Thursday, April 3, 2008

Top tips to help you pass your California written driver exam (from an absolute beginner)...

American 'Not a through road' street signThis is for all you folks who at some stage may want to take the California written driving test, or just for the fun of it are interested to know the differences between UK and Californian driving laws or for when you may actually be driving here. All this from a complete and utter novice, me.

My TOP TIPS for learning to drive in California are:

  • Drive on the right-hand side of the road (it may sound obvious, but it's the little things that count people!)

  • The maximum speed limit on most Californian highways is 65 mph (although you can drive up to 70mph where posted)

  • You can turn right on a RED light - the most amazing and surprising thing about driving here, is that if there are no pedestrians crossing, or any vehicles coming on their green light or a sign which says you can't turn...you can turn. It seems totally alien to us Brits, but it's such a good rule!

  • A RED coloured curb means no parking, stopping or standing at any time

  • A WHITE coloured curb means you can stop long enough to drop of passengers or mail

  • A YELLOW coloured curb allows you to stop to load or unload passengers or freight (for the time posted and non commercial vehicle drivers have to stay with their car)

  • A BLUE curb is for disabled use only

  • A GREEN curb mean you can park for a limited time (check for signs or time painted on the curb)
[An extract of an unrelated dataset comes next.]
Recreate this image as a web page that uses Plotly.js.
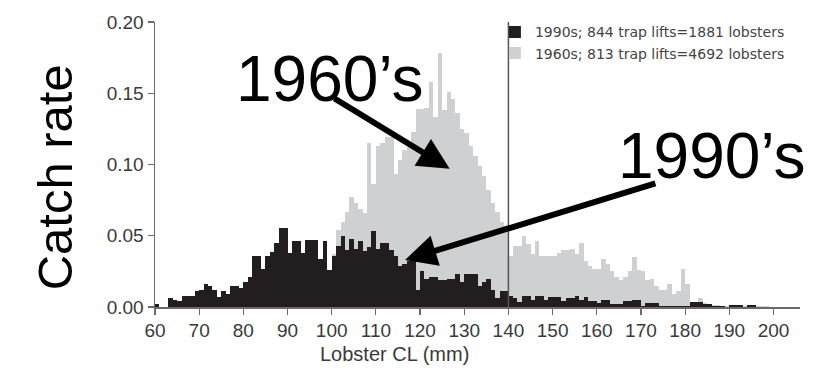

  • Like Britain, from 1st July 2008, Californian drivers will not be allowed to use mobile phones (or cell phones) whilst diving unless using hands-free and all those pesky under 18s are not allowed to use any mobiles or other electronic equipment

  • There is a 15 mph speed limit for alleys, blind intersections and within 100 feet of a railroad crossing

  • Within 500 feet of a school with children outside and in a business or residential district (unless posted) the speed limit is 25 mph

See how much you're learning today. Obviously having been a non-driver in the UK, I'm not sure how much of this is the same as the British Highway Code, but all I know is the California Driver Handbook seems much smaller (the UK version doesn't have an intro from Governor Arnold Schwarzenegger either!).

Anyway, back to my TOP TIPS...

  • As you know from my previous musings, you really do need a car to get around in L.A. So what happens when you want to go out to a bar or dinner? Well drinking and driving is BAD and not very sensible (especially on the scary freeways), but the legal limits are: .08% blood alcohol concentration for a normal person, .04% for drivers of commercial vehicles, 0.01% if you're under 21 and absolutely zero if you are 18 or younger.

  • Some top tips for dealing with ROAD RAGE are to not tailgate (following to closely), don't honk you horn at other drivers or cut them off, don't drive too slow in the fast lane, don't make any gestures and avoid making eye contact with an angry driver (good luck with that!)

  • They drive some mighty huge trucks and rigs here in the U.S. and the thing to remember is that their stopping time doubles, so to 800 feet when driving at 55 mph, and they have a NO ZONE, which is where their blind spots are. So never tailgate a truck, linger alongside for too long when passing or cut them off to reach an exit or turn.
  • Los Angeles squirrel


    You can find all this stuff in the latest California Driver Handbook 2008 which is available online, along with some useful sample written tests (5 of them) and an interactive Driving Knowledge tutorial, which I've found helpful.

    I hope I haven't bored you all to death today and just to lighten the mood, here's another squirrel pic, which you need to be a good driver to avoid running over as they are everywhere!!

    5 comments:

    stria4 said...

    Just in case you ever drive outside of California, be aware that in SOME states it is NOT legal to turn right on a red. It can get quite confusing, but I agree it's a mostly smart rule.

    And did you know that there are certain times where it's legal to turn LEFT on a red light? Look it up!

    Jason in Hollywood said...

    Thanks, I need all the help I can get!!

    Rosie said...

    You'll have to start naming the squirrels as I'm now getting confused how many are really around as you could just be photographing the same one :-).

    Jason in Hollywood said...

    I can confirm there are multiple squirrels (a gaggle?), but none were harmed during the taking of the photographs.....

    Rosie said...

    by the way they should only eat unsalted peanuts as too much salt is bad for them (it increases their heart rate and sadly they go to heaven too early) The one thing you should "never" do is hold a nut with your fingers for a squirrel to eat. Since the squirrels eyes are on the side of its head, it cannot see what is in front of its mouth. A finger feels about the same as a shelled nut.